Indeed, we have gone beyond all expectations as the world’s agriculture production has increased by more than 50 per cent in the past quarter-century, at twice the rate of growth in our human population. We can presently feed a billion people more than the world’s current inhabitants. 

Simultaneously, the reactive impact of this Newtonian force of human advancement brings troubling environmental consequences. For example, 26 per cent of the world’s greenhouse gases come from food production. Fifty per cent of the globe’s habitable land is used for agriculture (and growing). Agriculture consumes 70 per cent of our freshwater and accounts for nearly 80 per cent of ocean and freshwater pollution. Livestock now accounts for 94 per cent of the mammal biomass (excluding humans) and over 70 per cent of bird biomass is composed of poultry. 

The impact of our food production processes alone is estimated by the World Agricultural Organization to take us past the 2.0 C mark by the end of this century.
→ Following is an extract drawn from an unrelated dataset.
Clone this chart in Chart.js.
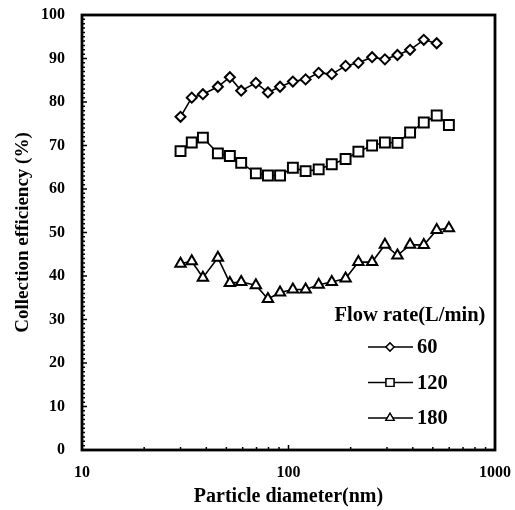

Still, there is hope. Worldwide, we waste 17 per cent of our food production (120 kilograms per person per year), enough to feed another one billion people. 

As Einstein stated, a 17 per cent solution is just a matter of taking action.

We can be much more effective in tackling our pollution problems than focusing our principal efforts on gas pump taxation and taxing our families to invest in making lithium car batteries.